[Exercise brief]:
Pictures stay out of this copy, which runs from the first line of the material through the line containing "var isoY02 = [0.9765, 0.973, 0.9525, 0.9155, 0.891];".

[Available data]:
::::

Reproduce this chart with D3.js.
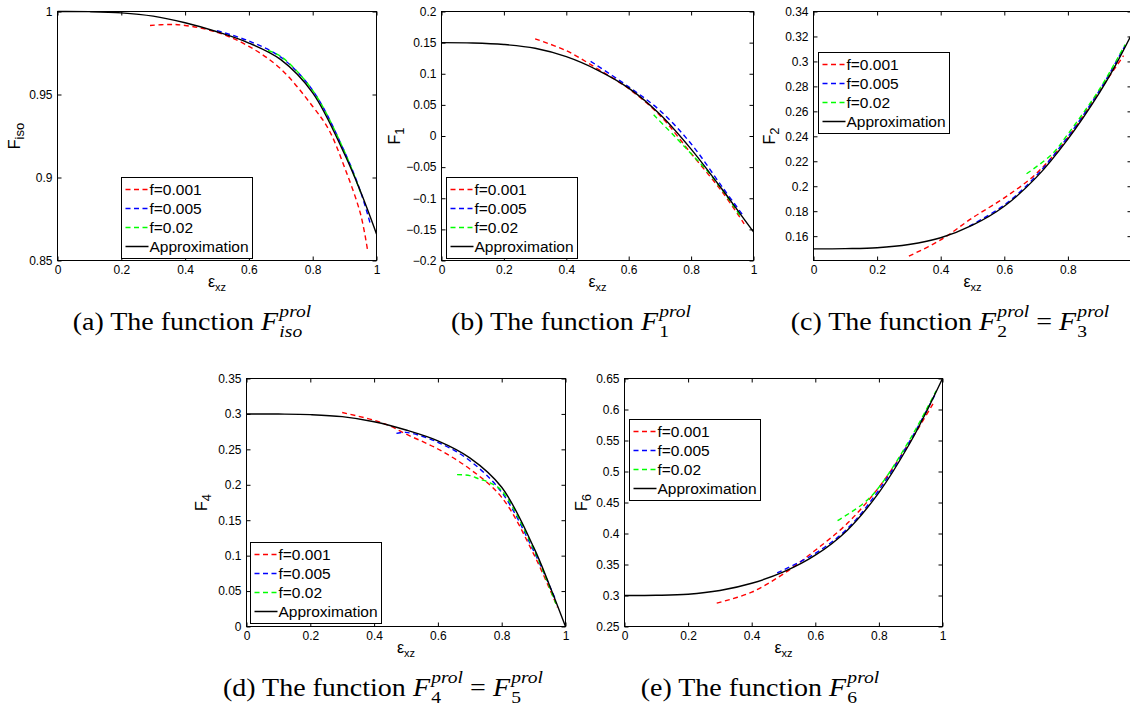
<!DOCTYPE html>
<html lang="en">
<head>
<meta charset="UTF-8">
<title>Prolate functions F</title>
<script src="https://d3js.org/d3.v7.min.js"></script>
<style>
  body { margin: 0; background: #fff; }
</style>
</head>
<body>
<svg id="fig" width="1130" height="709"></svg>
<script>
// ---- values ----
var approxX = [0, 0.1, 0.2, 0.3, 0.4, 0.5, 0.6, 0.7, 0.8, 0.9, 0.95, 1];
var xTicks = [0, 0.2, 0.4, 0.6, 0.8, 1];
var xTicksCut = [0, 0.2, 0.4, 0.6, 0.8];   // panel (c): the "1" falls off the page
var seriesNames = ["f=0.001", "f=0.005", "f=0.02", "Approximation"];
var seriesColors = ["#ff0000", "#0000ff", "#00ff00", "#000000"];

// (a) F_iso
var isoTicks = [0.85, 0.9, 0.95, 1];
var isoApprox = [1, 0.9999, 0.9992, 0.9972, 0.9932, 0.9878, 0.981, 0.971, 0.951, 0.914, 0.8915, 0.866];
var isoX001 = [0.29, 0.35, 0.4, 0.5, 0.6, 0.7, 0.8, 0.85, 0.9, 0.95, 0.973];
var isoY001 = [0.9916, 0.9922, 0.9916, 0.9875, 0.979, 0.9654, 0.9428, 0.929, 0.906, 0.878, 0.855];
var isoX005 = [0.5, 0.6, 0.7, 0.8, 0.9, 0.95, 0.98];
var isoY005 = [0.9885, 0.9822, 0.9725, 0.9525, 0.9155, 0.8915, 0.8725];
var isoX02 = [0.66, 0.7, 0.8, 0.9, 0.95];
var isoY02 = [0.9765, 0.973, 0.9525, 0.9155, 0.891];

// (b) F_1
var f1Ticks = [-0.2, -0.15, -0.1, -0.05, 0, 0.05, 0.1, 0.15, 0.2];
var f1Approx = [0.15, 0.1495, 0.147, 0.141, 0.1275, 0.106, 0.077, 0.035, -0.021, -0.086, -0.12, -0.154];
var f1X001 = [0.3, 0.4, 0.5, 0.6, 0.7, 0.8, 0.9, 0.97];
var f1Y001 = [0.156, 0.137, 0.108, 0.076, 0.033, -0.028, -0.09, -0.141];
var f1X005 = [0.478, 0.6, 0.7, 0.8, 0.9, 0.97];
var f1Y005 = [0.12, 0.079, 0.041, -0.0125, -0.082, -0.130];
var f1X02 = [0.68, 0.75, 0.8, 0.85, 0.9, 0.96];
var f1Y02 = [0.034, -0.002, -0.0285, -0.055, -0.087, -0.13];

// (c) F_2 = F_3
var f2Ticks = [0.16, 0.18, 0.2, 0.22, 0.24, 0.26, 0.28, 0.3, 0.32, 0.34];
var f2Approx = [0.1498, 0.15, 0.1507, 0.1533, 0.1587, 0.1688, 0.184, 0.2069, 0.2378, 0.2753, 0.297, 0.3215];
var f2X001 = [0.3, 0.4, 0.5, 0.6, 0.7, 0.8, 0.9, 0.975];
var f2Y001 = [0.144, 0.157, 0.1747, 0.1907, 0.210, 0.239, 0.2767, 0.3046];
var f2X005 = [0.49, 0.6, 0.7, 0.8, 0.9, 0.98];
var f2Y005 = [0.168, 0.185, 0.2083, 0.2397, 0.277, 0.3127];
var f2X02 = [0.67, 0.75, 0.8, 0.9, 0.98];
var f2Y02 = [0.210, 0.2257, 0.2418, 0.278, 0.3135];

// (d) F_4 = F_5
var f4Ticks = [0, 0.05, 0.1, 0.15, 0.2, 0.25, 0.3, 0.35];
var f4Approx = [0.3, 0.2998, 0.299, 0.2962, 0.289, 0.2773, 0.262, 0.238, 0.1965, 0.112, 0.058, 0];
var f4X001 = [0.3, 0.4, 0.45, 0.5, 0.6, 0.7, 0.8, 0.9, 0.975];
var f4Y001 = [0.302, 0.291, 0.283, 0.2716, 0.2505, 0.2223, 0.1823, 0.1025, 0.027];
var f4X005 = [0.47, 0.5, 0.6, 0.7, 0.8, 0.9, 0.97];
var f4Y005 = [0.2725, 0.274, 0.26, 0.234, 0.1893, 0.107, 0.0367];
var f4X02 = [0.66, 0.7, 0.73, 0.76, 0.8, 0.9, 0.97];
var f4Y02 = [0.2143, 0.213, 0.208, 0.2035, 0.1917, 0.1095, 0.032];

// (e) F_6
var f6Ticks = [0.25, 0.3, 0.35, 0.4, 0.45, 0.5, 0.55, 0.6, 0.65];
var f6Approx = [0.3, 0.3003, 0.302, 0.308, 0.3197, 0.338, 0.365, 0.405, 0.466, 0.548, 0.597, 0.65];
var f6X001 = [0.29, 0.4, 0.5, 0.6, 0.7, 0.8, 0.9, 0.97];
var f6Y001 = [0.2877, 0.3053, 0.335, 0.373, 0.416, 0.4745, 0.55, 0.609];
var f6X005 = [0.48, 0.6, 0.7, 0.8, 0.9, 0.98];
var f6Y005 = [0.3365, 0.368, 0.4074, 0.47, 0.5515, 0.6275];
var f6X02 = [0.67, 0.75, 0.8, 0.9, 0.98];
var f6Y02 = [0.4208, 0.448, 0.4745, 0.554, 0.630];

// ---- layout of the five subfigures ----
var panels = [
  { box: [57, 11, 376, 260], yDomain: [0.85, 1], yTicks: isoTicks, xLabels: xTicks, ySub: "iso", yLabX: 20,
    legend: [121, 177], approx: isoApprox,
    dashed: [[isoX001, isoY001], [isoX005, isoY005], [isoX02, isoY02]],
    capX: 192, capY: 330,
    caption: [{ rm: "(a) The function " }, { it: "F" }, { sup: "prol", sub: "iso", subIt: true }] },
  { box: [441, 11, 753, 260], yDomain: [-0.2, 0.2], yTicks: f1Ticks, xLabels: xTicks, ySub: "1", yLabX: 400,
    legend: [446, 177], approx: f1Approx,
    dashed: [[f1X001, f1Y001], [f1X005, f1Y005], [f1X02, f1Y02]],
    capX: 571, capY: 330,
    caption: [{ rm: "(b) The function " }, { it: "F" }, { sup: "prol", sub: "1" }] },
  { box: [813, 11, 1131, 260], yDomain: [0.1405, 0.34], yTicks: f2Ticks, xLabels: xTicksCut, ySub: "2", yLabX: 775,
    legend: [818, 52], approx: f2Approx,
    dashed: [[f2X001, f2Y001], [f2X005, f2Y005], [f2X02, f2Y02]],
    capX: 950, capY: 330,
    caption: [{ rm: "(c) The function " }, { it: "F" }, { sup: "prol", sub: "2" }, { rm: " = " }, { it: "F" }, { sup: "prol", sub: "3" }] },
  { box: [246, 378, 565, 626], yDomain: [0, 0.35], yTicks: f4Ticks, xLabels: xTicks, ySub: "4", yLabX: 207,
    legend: [250, 542], approx: f4Approx,
    dashed: [[f4X001, f4Y001], [f4X005, f4Y005], [f4X02, f4Y02]],
    capX: 383, capY: 696,
    caption: [{ rm: "(d) The function " }, { it: "F" }, { sup: "prol", sub: "4" }, { rm: " = " }, { it: "F" }, { sup: "prol", sub: "5" }] },
  { box: [624, 378, 942, 626], yDomain: [0.25, 0.65], yTicks: f6Ticks, xLabels: xTicks, ySub: "6", yLabX: 587,
    legend: [629, 419], approx: f6Approx,
    dashed: [[f6X001, f6Y001], [f6X005, f6Y005], [f6X02, f6Y02]],
    capX: 760, capY: 696,
    caption: [{ rm: "(e) The function " }, { it: "F" }, { sup: "prol", sub: "6" }] }
];

var svg = d3.select("#fig");
var sans = "'Liberation Sans', Arial, Helvetica, sans-serif";
var serif = "'Liberation Serif', 'Times New Roman', serif";

var fmt = function(d) {
  return String(Math.round(d * 1000) / 1000).replace("-", "\u2212");
};

function noDomain(g) { g.select(".domain").remove(); }

panels.forEach(function(p) {
  var L = p.box[0] + 0.5, T = p.box[1] + 0.5, R = p.box[2] + 0.5, B = p.box[3] + 0.5;
  var x = d3.scaleLinear().domain([0, 1]).range([L, R]);
  var y = d3.scaleLinear().domain(p.yDomain).range([B, T]);
  var g = svg.append("g");

  // curves: dashed simulations first, approximation on top
  var line = d3.line()
    .x(function(d) { return x(d[0]); })
    .y(function(d) { return y(d[1]); })
    .curve(d3.curveCatmullRom.alpha(0.5));

  p.dashed.forEach(function(s, i) {
    g.append("path")
      .attr("d", line(d3.zip(s[0], s[1])))
      .attr("fill", "none")
      .attr("stroke", seriesColors[i])
      .attr("stroke-width", 1.4)
      .attr("stroke-dasharray", "5,3.5");
  });
  g.append("path")
    .attr("d", line(d3.zip(approxX, p.approx)))
    .attr("fill", "none")
    .attr("stroke", "#000")
    .attr("stroke-width", 1.4);

  // axes, ticks pointing inward on all four sides
  var axB = g.append("g").attr("transform", "translate(0," + B + ")")
    .call(d3.axisBottom(x).tickValues(p.xLabels).tickSize(-4).tickPadding(4.5).tickFormat(fmt))
    .call(noDomain);
  g.append("g").attr("transform", "translate(0," + T + ")")
    .call(d3.axisTop(x).tickValues(xTicks).tickSize(-4).tickFormat(""))
    .call(noDomain);
  var axL = g.append("g").attr("transform", "translate(" + L + ",0)")
    .call(d3.axisLeft(y).tickValues(p.yTicks).tickSize(-4).tickPadding(5).tickFormat(fmt))
    .call(noDomain);
  g.append("g").attr("transform", "translate(" + R + ",0)")
    .call(d3.axisRight(y).tickValues(p.yTicks).tickSize(-4).tickFormat(""))
    .call(noDomain);
  [axB, axL].forEach(function(a) {
    a.attr("font-family", sans).attr("font-size", 12);
  });

  g.append("rect")
    .attr("x", L).attr("y", T)
    .attr("width", R - L).attr("height", B - T)
    .attr("fill", "none").attr("stroke", "#000").attr("stroke-width", 1);

  // axis labels
  var xl = g.append("text")
    .attr("x", (L + R) / 2).attr("y", B + 26)
    .attr("text-anchor", "middle")
    .attr("font-family", sans).attr("font-size", 16);
  xl.append("tspan").text("\u03b5");
  xl.append("tspan").attr("font-size", 11).attr("dy", 4).text("xz");

  var yl = g.append("text")
    .attr("transform", "translate(" + p.yLabX + "," + (T + B) / 2 + ") rotate(-90)")
    .attr("text-anchor", "middle")
    .attr("font-family", sans).attr("font-size", 16);
  yl.append("tspan").text("F");
  yl.append("tspan").attr("font-size", 13).attr("dy", 4).text(p.ySub);

  // legend
  var lx = p.legend[0] + 0.5, ly = p.legend[1] + 0.5;
  var lg = g.append("g");
  lg.append("rect")
    .attr("x", lx).attr("y", ly).attr("width", 131).attr("height", 81)
    .attr("fill", "#fff").attr("stroke", "#000").attr("stroke-width", 1);
  seriesNames.forEach(function(name, i) {
    var ry = ly + 12 + i * 19;
    lg.append("line")
      .attr("x1", lx + 4).attr("x2", lx + 27)
      .attr("y1", ry).attr("y2", ry)
      .attr("stroke", seriesColors[i])
      .attr("stroke-width", 1.5)
      .attr("stroke-dasharray", i === 3 ? null : "5,3.5");
    lg.append("text")
      .attr("x", lx + 28).attr("y", ry + 5.5)
      .attr("font-family", sans).attr("font-size", 15.5)
      .text(name);
  });

  // caption, laid out piece by piece so scripts can stack
  var cg = svg.append("g");
  var cursor = 0;
  p.caption.forEach(function(part) {
    if (part.rm !== undefined || part.it !== undefined) {
      var t = cg.append("text")
        .attr("x", cursor).attr("y", 0)
        .attr("font-family", serif).attr("font-size", 25)
        .attr("font-style", part.it ? "italic" : "normal")
        .style("white-space", "pre")
        .text(part.rm !== undefined ? part.rm : part.it);
      cursor += t.node().getComputedTextLength() + (part.it ? 1 : 0);
    } else {
      var sp = cg.append("text")
        .attr("x", cursor).attr("y", -13)
        .attr("font-family", serif).attr("font-size", 17.5)
        .attr("font-style", "italic")
        .text(part.sup);
      var sb = cg.append("text")
        .attr("x", cursor).attr("y", 7)
        .attr("font-family", serif).attr("font-size", 17.5)
        .attr("font-style", part.subIt ? "italic" : "normal")
        .text(part.sub);
      cursor += Math.max(sp.node().getComputedTextLength(), sb.node().getComputedTextLength());
    }
  });
  var sx = 1.12;
  cg.attr("transform", "translate(" + (p.capX - sx * cursor / 2) + "," + p.capY + ") scale(" + sx + ",1)");
});
</script>
</body>
</html>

::::

[Final result]:
Reproduce this chart with D3.js.
<!DOCTYPE html>
<html lang="en">
<head>
<meta charset="UTF-8">
<title>Prolate functions F</title>
<script src="https://d3js.org/d3.v7.min.js"></script>
<style>
  body { margin: 0; background: #fff; }
</style>
</head>
<body>
<svg id="fig" width="1130" height="709"></svg>
<script>
// ---- values ----
var approxX = [0, 0.1, 0.2, 0.3, 0.4, 0.5, 0.6, 0.7, 0.8, 0.9, 0.95, 1];
var xTicks = [0, 0.2, 0.4, 0.6, 0.8, 1];
var xTicksCut = [0, 0.2, 0.4, 0.6, 0.8];   // panel (c): the "1" falls off the page
var seriesNames = ["f=0.001", "f=0.005", "f=0.02", "Approximation"];
var seriesColors = ["#ff0000", "#0000ff", "#00ff00", "#000000"];

// (a) F_iso
var isoTicks = [0.85, 0.9, 0.95, 1];
var isoApprox = [1, 0.9999, 0.9992, 0.9972, 0.9932, 0.9878, 0.981, 0.971, 0.951, 0.914, 0.8915, 0.866];
var isoX001 = [0.29, 0.35, 0.4, 0.5, 0.6, 0.7, 0.8, 0.85, 0.9, 0.95, 0.973];
var isoY001 = [0.9916, 0.9922, 0.9916, 0.9875, 0.979, 0.9654, 0.9428, 0.929, 0.906, 0.878, 0.855];
var isoX005 = [0.5, 0.6, 0.7, 0.8, 0.9, 0.95, 0.98];
var isoY005 = [0.9885, 0.9822, 0.9725, 0.9525, 0.9155, 0.8915, 0.8725];
var isoX02 = [0.66, 0.7, 0.8, 0.9, 0.95];
var isoY02 = [0.9765, 0.973, 0.9525, 0.9155, 0.891];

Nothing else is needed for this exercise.